Congressional politics stands in the way of looming student loan crisis

The coming student loan debt crisis has been widely discussed but it remains low on the list of problems facing Congress and the priorities of the American people. In fact, political leaders are trying to dodge a proverbial bullet on the issue. On July 1 the House and Senate voted to raise the interest rate on subsidized student loans from 3.4 to 6.8 percent, a move that economists say will hamper students’ efforts to repay loans in a jobless economic recovery and educators say will hurt low-income students trying to get an education.

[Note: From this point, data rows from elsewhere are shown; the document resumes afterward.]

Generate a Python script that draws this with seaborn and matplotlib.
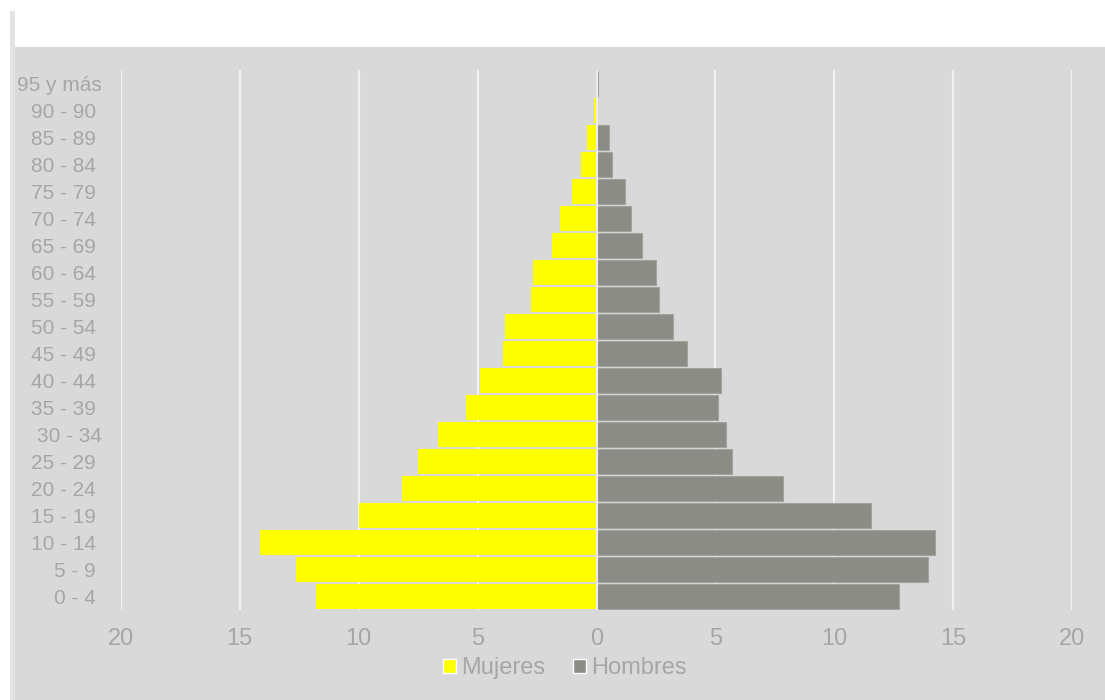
import matplotlib
matplotlib.use("Agg")
import matplotlib.pyplot as plt
from matplotlib.patches import Rectangle
from matplotlib.ticker import FixedLocator, FuncFormatter
import matplotlib.transforms as mtransforms
import numpy as np
import pandas as pd
import seaborn as sns

# Age groups, top of the pyramid first
grupos = ["95 y más", "90 - 90", "85 - 89", "80 - 84", "75 - 79", "70 - 74",
          "65 - 69", "60 - 64", "55 - 59", "50 - 54", "45 - 49", "40 - 44",
          "35 - 39", "30 - 34", "25 - 29", "20 - 24", "15 - 19", "10 - 14",
          "5 - 9", "0 - 4"]

# Percentage of population per age group
mujeres = [0.02, 0.11, 0.40, 0.66, 1.04, 1.54, 1.86, 2.66, 2.76, 3.83, 3.92,
           4.92, 5.47, 6.68, 7.49, 8.19, 9.99, 14.16, 12.65, 11.81]
hombres = [0.08, 0.03, 0.52, 0.64, 1.21, 1.46, 1.93, 2.49, 2.64, 3.22, 3.80,
           5.22, 5.10, 5.43, 5.69, 7.83, 11.56, 14.23, 13.96, 12.74]

series = ["Mujeres", "Hombres"]
colores = ["#ffff00", "#8b8c85"]
ticks_x = [-20, -15, -10, -5, 0, 5, 10, 15, 20]

df = pd.concat([
    pd.DataFrame({"grupo": grupos, "valor": -np.array(mujeres), "sexo": series[0]}),
    pd.DataFrame({"grupo": grupos, "valor": np.array(hombres), "sexo": series[1]}),
])

sns.set_theme(style="white")
plt.rcParams["font.family"] = ["Liberation Sans", "DejaVu Sans"]

TXT = "#a6a6a6"
PANEL = "#d9d9d9"

fig = plt.figure(figsize=(11.05, 7.0), dpi=100)
fig.patch.set_facecolor("white")

# Chart area background and its thin left border
W, H = 1105.0, 700.0
fig.add_artist(Rectangle((10 / W, 0), 5 / W, (H - 11) / H, transform=fig.transFigure,
                         facecolor="#e3e3e3", edgecolor="none", zorder=0))
fig.add_artist(Rectangle((15 / W, 0), (W - 15) / W, (H - 47) / H, transform=fig.transFigure,
                         facecolor=PANEL, edgecolor="none", zorder=0))

ax = fig.add_axes([121 / W, 1 - 610 / H, (1072 - 121) / W, (610 - 70) / H])
ax.set_facecolor("none")

sns.barplot(data=df, x="valor", y="grupo", hue="sexo", order=grupos,
            hue_order=series, palette=colores, orient="h", dodge=False,
            width=0.92, ax=ax, saturation=1, legend=True)

# Light outline on the men's bars
for bar in ax.containers[1]:
    bar.set_edgecolor("#a3a39e")
    bar.set_linewidth(0.8)
for bar in ax.containers[0]:
    bar.set_edgecolor("none")

ax.set_xlim(-20, 20)
ax.set_ylim(len(grupos) - 0.5, -0.5)
ax.xaxis.set_major_locator(FixedLocator(ticks_x))
ax.xaxis.set_major_formatter(FuncFormatter(lambda v, p: f"{abs(v):.0f}"))
ax.grid(axis="x", color="#f2f2f2", linewidth=1.5)
ax.grid(axis="y", visible=False)
ax.set_axisbelow(True)
ax.axvline(0, color="#ececec", linewidth=1.5, zorder=3)

for s in ax.spines.values():
    s.set_visible(False)

ax.set_xlabel("")
ax.set_ylabel("")
ax.tick_params(axis="x", length=0, pad=13, labelsize=17, labelcolor=TXT)
ax.tick_params(axis="y", length=0, pad=18, labelsize=15, labelcolor=TXT)

# Two labels sit slightly further right
for lab in ax.get_yticklabels():
    if lab.get_text() in ("95 y más", "30 - 34"):
        lab.set_transform(lab.get_transform() +
                          mtransforms.ScaledTranslation(6 / 100, 0, fig.dpi_scale_trans))

handles, labels = ax.get_legend_handles_labels()
ax.legend(handles, labels, loc="center", bbox_to_anchor=(565 / W, (H - 668) / H),
          bbox_transform=fig.transFigure, ncol=2, frameon=False, fontsize=17,
          labelcolor=TXT, handlelength=0.55, handleheight=0.55,
          handletextpad=0.2, columnspacing=1.2, borderpad=0)

fig.savefig("out.png", dpi=100, facecolor=fig.get_facecolor())
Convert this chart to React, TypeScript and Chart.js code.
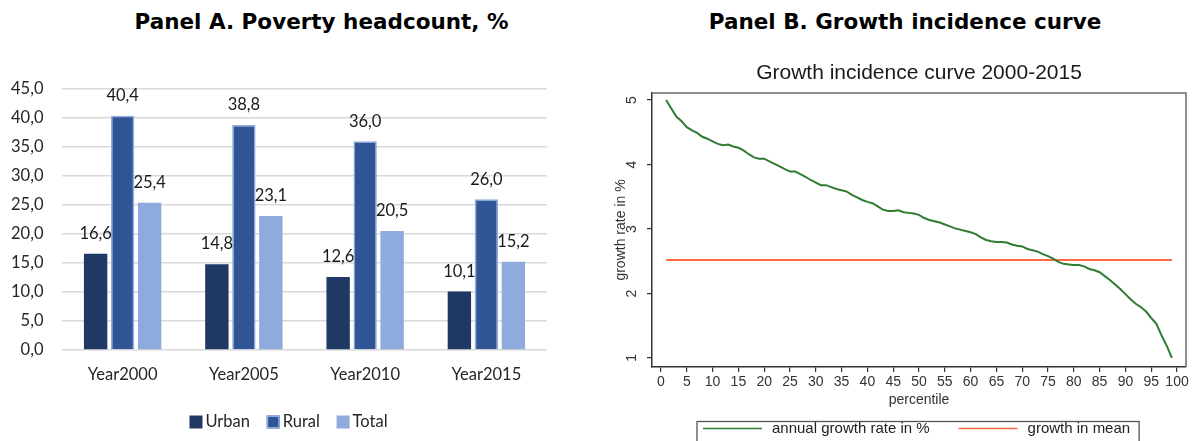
import React, { useEffect, useRef } from "react";
import { Chart, registerables } from "chart.js";

Chart.register(...registerables);

// ---------- Panel A data ----------
const years = ["Year2000", "Year2005", "Year2010", "Year2015"];
const urban = [16.6, 14.8, 12.6, 10.1];
const rural = [40.4, 38.8, 36.0, 26.0];
const total = [25.4, 23.1, 20.5, 15.2];
const povertyTicks = [0, 5, 10, 15, 20, 25, 30, 35, 40, 45];

// ---------- Panel B data ----------
const percentiles = [
  1, 2, 3, 4, 5, 6, 7, 8, 9, 10, 11, 12, 13, 14, 15, 16, 17, 18, 19, 20,
  21, 22, 23, 24, 25, 26, 27, 28, 29, 30, 31, 32, 33, 34, 35, 36, 37, 38, 39, 40,
  41, 42, 43, 44, 45, 46, 47, 48, 49, 50, 51, 52, 53, 54, 55, 56, 57, 58, 59, 60,
  61, 62, 63, 64, 65, 66, 67, 68, 69, 70, 71, 72, 73, 74, 75, 76, 77, 78, 79, 80,
  81, 82, 83, 84, 85, 86, 87, 88, 89, 90, 91, 92, 93, 94, 95, 96, 97, 98, 99,
];
const annualGrowth = [
  5.0, 4.87, 4.74, 4.67, 4.58, 4.53, 4.49, 4.43, 4.4, 4.36,
  4.32, 4.3, 4.31, 4.28, 4.26, 4.22, 4.16, 4.11, 4.09, 4.09,
  4.05, 4.01, 3.97, 3.93, 3.89, 3.89, 3.85, 3.81, 3.76, 3.72,
  3.68, 3.68, 3.65, 3.62, 3.6, 3.58, 3.53, 3.49, 3.45, 3.42,
  3.4, 3.35, 3.3, 3.28, 3.28, 3.29, 3.26, 3.25, 3.24, 3.22,
  3.17, 3.14, 3.12, 3.1, 3.07, 3.04, 3.01, 2.99, 2.97, 2.95,
  2.92, 2.87, 2.83, 2.81, 2.8, 2.8, 2.79, 2.76, 2.74, 2.73,
  2.69, 2.67, 2.65, 2.61, 2.58, 2.54, 2.49, 2.46, 2.45, 2.44,
  2.44, 2.42, 2.38, 2.36, 2.33, 2.27, 2.21, 2.14, 2.07, 1.99,
  1.91, 1.84, 1.79, 1.72, 1.62, 1.53, 1.35, 1.19, 1.0,
];
const growthInMean = 2.52;
const percentileTicks = [0, 5, 10, 15, 20, 25, 30, 35, 40, 45, 50, 55, 60, 65, 70, 75, 80, 85, 90, 95, 100];
const growthTicks = [1, 2, 3, 4, 5];

const fmt = (v: number) => v.toFixed(1).replace(".", ",");
const FONT_A = "Lato";
const FONT_B = "Liberation Sans";

const valueLabels = {
  id: "valueLabels",
  afterDatasetsDraw(chart: any) {
    const ctx = chart.ctx;
    ctx.save();
    ctx.font = `16.5px ${FONT_A}`;
    ctx.fillStyle = "#1a1a1a";
    ctx.textAlign = "center";
    ctx.textBaseline = "middle";
    chart.data.datasets.forEach((ds: any, i: number) => {
      chart.getDatasetMeta(i).data.forEach((bar: any, j: number) => {
        ctx.fillText(fmt(ds.data[j]), bar.x, bar.y - 20);
      });
    });
    ctx.restore();
  },
};

const legendA = {
  id: "legendA",
  afterDraw(chart: any) {
    const ctx = chart.ctx;
    ctx.save();
    ctx.font = `16.5px ${FONT_A}`;
    ctx.textBaseline = "middle";
    ctx.textAlign = "left";
    const box = 13;
    const gap = 3;
    const spacing = 16.7;
    const ds = chart.data.datasets;
    const widths = ds.map((d: any) => box + gap + ctx.measureText(d.label).width);
    const totalW = widths.reduce((a: number, b: number) => a + b, 0) + spacing * (ds.length - 1);
    let x = 288.5 - totalW / 2;
    const y = 422;
    ds.forEach((d: any, i: number) => {
      ctx.fillStyle = d.backgroundColor;
      ctx.fillRect(x, y - box / 2, box, box);
      if (d.borderWidth) {
        ctx.strokeStyle = d.borderColor;
        ctx.lineWidth = d.borderWidth;
        ctx.strokeRect(x + 0.75, y - box / 2 + 0.75, box - 1.5, box - 1.5);
      }
      ctx.fillStyle = "#262626";
      ctx.fillText(d.label, x + box + gap, y);
      x += widths[i] + spacing;
    });
    ctx.restore();
  },
};

const frameB = {
  id: "frameB",
  afterDraw(chart: any) {
    const { ctx, chartArea } = chart;
    ctx.save();
    ctx.strokeStyle = "#6a6a6a";
    ctx.lineWidth = 1.5;
    ctx.beginPath();
    ctx.moveTo(chartArea.left, chartArea.top);
    ctx.lineTo(chartArea.right, chartArea.top);
    ctx.lineTo(chartArea.right, chartArea.bottom);
    ctx.stroke();
    ctx.restore();
  },
};

const legendB = {
  id: "legendB",
  afterDraw(chart: any) {
    const ctx = chart.ctx;
    ctx.save();
    ctx.font = `15px ${FONT_B}`;
    ctx.textBaseline = "middle";
    ctx.textAlign = "left";
    const boxLeft = 102;
    const boxTop = 421.5;
    const y = 428.5;
    const lineLen = 59;
    const lineGap = 10;
    const itemGap = 29;
    let x = boxLeft + 6;
    chart.data.datasets.forEach((d: any) => {
      ctx.strokeStyle = d.borderColor;
      ctx.lineWidth = 1.3;
      ctx.beginPath();
      ctx.moveTo(x, y);
      ctx.lineTo(x + lineLen, y);
      ctx.stroke();
      ctx.fillStyle = "#222";
      const tx = x + lineLen + lineGap;
      ctx.fillText(d.label, tx, y);
      x = tx + ctx.measureText(d.label).width + itemGap;
    });
    const boxRight = x - itemGap + 9;
    ctx.strokeStyle = "#555";
    ctx.lineWidth = 1.3;
    ctx.strokeRect(boxLeft, boxTop, boxRight - boxLeft, 40);
    ctx.restore();
  },
};

function PanelA() {
  const ref = useRef<HTMLCanvasElement>(null);
  useEffect(() => {
    const W = 595;
    const xH = 40;
    const chart = new Chart(ref.current as HTMLCanvasElement, {
      type: "bar",
      data: {
        labels: years,
        datasets: [
          { label: "Urban", data: urban, backgroundColor: "#203864", borderWidth: 0 },
          { label: "Rural", data: rural, backgroundColor: "#2F5597", borderColor: "#8FAADC", borderWidth: 1.5 },
          { label: "Total", data: total, backgroundColor: "#8FAADC", borderWidth: 0 },
        ],
      },
      options: {
        responsive: false,
        animation: false,
        layout: { padding: { top: 89, right: W - 547, bottom: 441 - 350 - xH, left: 0 } },
        datasets: { bar: { categoryPercentage: 0.668, barPercentage: 0.866 } },
        scales: {
          x: {
            grid: { display: false, drawTicks: false },
            border: { display: false },
            ticks: { font: { family: FONT_A, size: 16.5 }, color: "#262626", padding: 15 },
            afterFit(s: any) {
              s.height = xH;
            },
          },
          y: {
            min: 0,
            max: 45,
            afterBuildTicks(s: any) {
              s.ticks = povertyTicks.map((v) => ({ value: v }));
            },
            ticks: {
              callback: (v: any) => fmt(Number(v)),
              padding: 18.5,
              font: { family: FONT_A, size: 16.5 },
              color: "#262626",
            },
            grid: { color: "#d9d9d9", lineWidth: 1.5, drawTicks: false },
            border: { display: false },
            afterFit(s: any) {
              s.width = 62;
            },
          },
        },
        plugins: { legend: { display: false }, tooltip: { enabled: false } },
      } as any,
      plugins: [valueLabels, legendA],
    });
    return () => chart.destroy();
  }, []);
  return <canvas ref={ref} width={595} height={441} style={{ position: "absolute", left: 0, top: 0 }} />;
}

function PanelB() {
  const ref = useRef<HTMLCanvasElement>(null);
  useEffect(() => {
    const W = 599;
    const xH = 50;
    const axisColor = "#333";
    const chart = new Chart(ref.current as HTMLCanvasElement, {
      type: "line",
      data: {
        datasets: [
          {
            label: "annual growth rate in %",
            data: percentiles.map((p, i) => ({ x: p, y: annualGrowth[i] })),
            borderColor: "#2f7d32",
            borderWidth: 2,
            pointRadius: 0,
            tension: 0,
          },
          {
            label: "growth in mean",
            data: [
              { x: percentiles[0], y: growthInMean },
              { x: percentiles[percentiles.length - 1], y: growthInMean },
            ],
            borderColor: "#ff6840",
            borderWidth: 2,
            pointRadius: 0,
          },
        ],
      },
      options: {
        responsive: false,
        animation: false,
        layout: { padding: { top: 60.9, right: W - 591, bottom: 441 - 367 - xH, left: 0 } },
        scales: {
          x: {
            type: "linear",
            min: -1.744,
            max: 101.74,
            afterBuildTicks(s: any) {
              s.ticks = percentileTicks.map((v) => ({ value: v }));
            },
            ticks: {
              autoSkip: false,
              maxRotation: 0,
              minRotation: 0,
              font: { family: FONT_B, size: 14 },
              color: "#333",
              padding: 2,
            },
            grid: { display: true, drawOnChartArea: false, drawTicks: true, tickLength: 5, color: axisColor, lineWidth: 1.2 },
            border: { display: true, color: axisColor, width: 1.5 },
            title: {
              display: true,
              text: "percentile",
              font: { family: FONT_B, size: 14 },
              color: "#333",
              padding: { top: 0, bottom: 8.6 },
            },
            afterFit(s: any) {
              s.height = xH;
            },
          },
          y: {
            min: 0.86,
            max: 5.109,
            afterBuildTicks(s: any) {
              s.ticks = growthTicks.map((v) => ({ value: v }));
            },
            ticks: {
              minRotation: 90,
              maxRotation: 90,
              crossAlign: "center",
              padding: 11,
              font: { family: FONT_B, size: 14 },
              color: "#333",
            },
            grid: { display: true, drawOnChartArea: false, drawTicks: true, tickLength: 5, color: axisColor, lineWidth: 1.2 },
            border: { display: true, color: axisColor, width: 1.5 },
            title: {
              display: true,
              text: "growth rate in %",
              font: { family: FONT_B, size: 14 },
              color: "#333",
              padding: { top: 17.6, bottom: 0 },
            },
            afterFit(s: any) {
              s.width = 57;
            },
          },
        },
        plugins: {
          legend: { display: false },
          tooltip: { enabled: false },
          title: {
            display: true,
            text: "Growth incidence curve 2000-2015",
            fullSize: false,
            font: { family: FONT_B, size: 21, weight: "normal" },
            color: "#1a1a1a",
            padding: { top: 0, bottom: 6.9 },
          },
        },
      } as any,
      plugins: [frameB, legendB],
    });
    return () => chart.destroy();
  }, []);
  return <canvas ref={ref} width={599} height={441} style={{ position: "absolute", left: 595, top: 0 }} />;
}

const headingStyle: React.CSSProperties = {
  position: "absolute",
  top: 11,
  fontFamily: "'DejaVu Sans', sans-serif",
  fontWeight: "bold",
  fontSize: "21.5px",
  lineHeight: "21.5px",
  color: "#000",
  whiteSpace: "nowrap",
  transform: "translateX(-50%)",
};

export default function App() {
  return (
    <div
      style={{
        position: "fixed",
        left: 0,
        top: 0,
        width: 1194,
        height: 441,
        background: "#fff",
        overflow: "hidden",
      }}
    >
      <div style={{ ...headingStyle, left: 321.5 }}>Panel A. Poverty headcount, %</div>
      <div style={{ ...headingStyle, left: 905 }}>Panel B. Growth incidence curve</div>
      <PanelA />
      <PanelB />
    </div>
  );
}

Congress returns from its July break this week with egg on its face, and is franticly searching for a way to fix the problem retroactively. Although the recent vote to double interest rates affects only newly issued federally subsidized loans, according to the Congressional Budget Office this represents 25 percent of all such loans

The prevailing idea has been to extend the 3.4 interest rate for another year as a short-term fix while politicians struggle with the implications of contributing to a financial bubble that looms on the horizon. However, that plan is going nowhere in the Senate where 42 Democrats have signed onto legislation extending the rate for one year because it is part of a larger package that includes alleged tax increases. House Republicans are opposed to this temporary fix because it is rolled into a bill that contains “permanent tax increases,” which is nothing but the closure of a loophole for inherited retirement accounts. In short, they would rather appear in favor or raising interest rates on student loans so that the super-rich can continue to exploit a tax loophole, than search for a bipartisan solution.

Another plan that has recently been floated with the bipartisan support of six senators would reform the federal student loan system entirely, and perhaps depoliticize it, by pegging loans to 10-year Treasury notes with an additional 1.85 percent cap. The proposal from Sens. Joe Manchin (D-WV), Tom Carper (D-DE), Angus King (I-ME), Lamar Alexander (R-TN), Richard Burr (R-NC) and Tom Coburn (R-OK) also includes a key provision demanded by President Obama that is missing in the House bill:  namely, locking in interest rates for the life of the loan so that sudden rate increases rates would not lead to crippling payments for workers later in life. However, a weakness of the plan is higher rates for graduate student loans, raising the question whether it will act as a disincentive for students and workers seeking graduate degrees to improve their skills.

Yet, the problem goes much deeper than the Congressional vote to double interest rates and the political backlash it has created among educators and young voters. Paul Combe, president of American Student Assistance, claims that Washington is, in part, missing the point. The looming bubble concerns loans that are already in repayment but workers are suffering from a deficit of good paying jobs in a struggling economy. Student loan payments are further undercutting effective demand as workers see larger portions of their income going to repayment instead of consumption.

“If we have somebody who gets into income-based repayment after they leave school, the interest rate isn’t that big of a deal. It’s how they get that monthly payment,” Combe said.